The Houston County Board of Education got the results their Adequate Yearly Progress testing and found fewer schools made A.Y.P this year than last year.

Superintendent Robin Hines says 34 of the 37 Houston County schools met the standards this year.

Last year, all Houston County schools made A.Y.P. 

Northside High School, Perry High School and the Houston County Career Academy failed to meet A.Y.P this year.

But Hines says that doesn't mean that the majority of the students in the schools failed. He says the schools didn't pass because of small groups of students.

He also says as the state's standards for A.Y.P testing continue to rise, it gets harder to get everyone to pass.



 "When you put all the students in there, what you see is we are meeting the standard," says Hines.

"But when you break the subgroups up into African American students, economically-disadvantaged students, students with disabilities, they all have to meet the same standard. And we all know that all kids can learn, all kids will learn, but they learn at a different rate."
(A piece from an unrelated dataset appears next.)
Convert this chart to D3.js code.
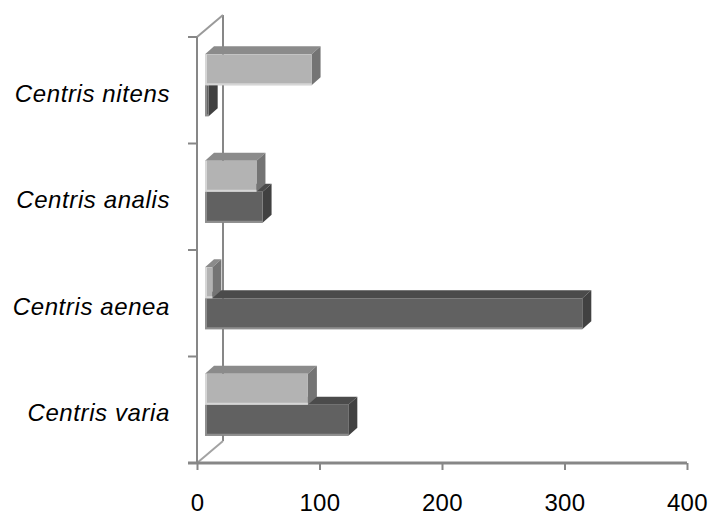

Hines says to get ready for next year's A.Y.P's, they'll continue to follow the improvement plans currently used in the schools.

He says first, they figure out which groups of students are struggling. Then they identify the areas they tested poorly in and  tailor a remediation plan to suit them.

"The trick is we want to find out which kids are struggling ahead of time," says Hines. "We don't want to wait until the test scores come and then try to feverishly try to remediate those kids who didn't make it for the summer testing."

 Hines says its important to remember A.Y.P is only one measure of progress. He pointed out that the Houston County school district's graduation rate improved despite A.Y.P results.

He says that 82.6% of their students graduate in four years.